The next step is making it attainable. Goals have to be realistic. Otherwise, you’re going to feel so overwhelmed that you’re not going to want to work towards it at all. You shouldn’t be trying to lose 20 pounds in a month or promising yourself that you’ll spend 2 hours in the gym every single day. Try 5-7 pounds a month and a minimum of a 30 minute workout. If you can do more, great! Start with a smaller goal that you know you’ll be able to achieve, and then work from there. Let yourself collect some wins on the way to the bigger goals instead of setting the bar higher than you can reach.


Next, we’re looking at relevance. What do you need to be doing to achieve this goal? What is absolutely essential? What are some things that you could probably cut out? If you’re going to put time and energy towards your goal - make sure that it’s spent well. What’s relevant or essential to weight loss? Eating nutritious foods, staying active throughout the week, drinking water, getting sleep, etc. What could you cut out of this process? Possibly drinking, snacking on desserts multiple times a day, etc.

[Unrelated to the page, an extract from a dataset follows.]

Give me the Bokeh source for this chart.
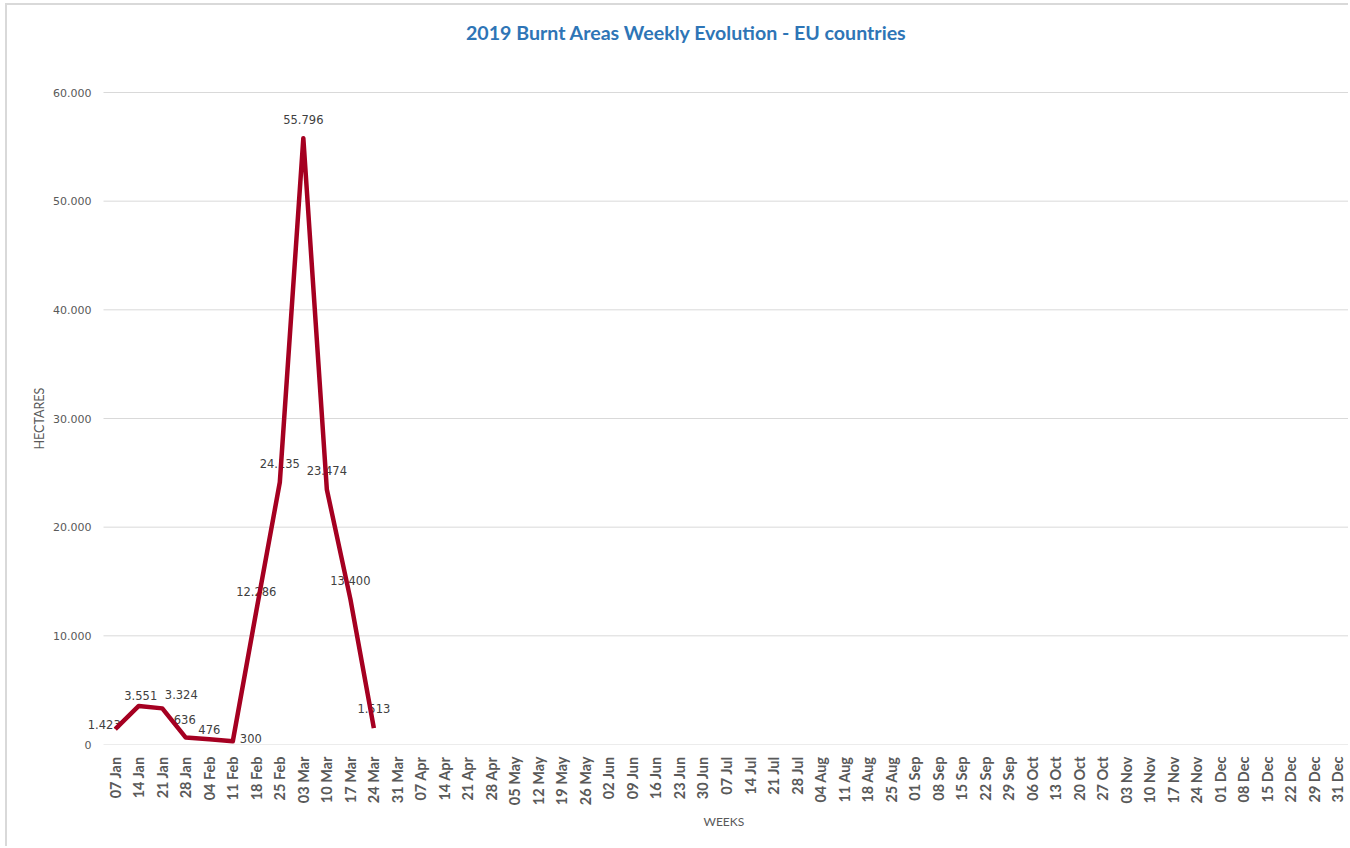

Lastly, we need to make sure that our goals are timely. I think of this in two ways - making sure that you have time to accomplish these goals and having a timeline for how you’ll achieve them. To make sure you have the time, schedule it in! Set aside (x) amount of time to go to the gym during the week or (x) amount of time to meal prep. Once you’ve realistically scheduled in that time, create a timeline. Take your measurements and put a date on them - lose (x) amount of weight this month, feel (x) way about yourself within the next couple of weeks, etc.. Just put a date on it.


Creating SMART goals helps narrow your focus on what you want, and then gives you the roadmap to help you get where you need to go. What are some of your goals for the rest of 2020? How will you specify them and follow through?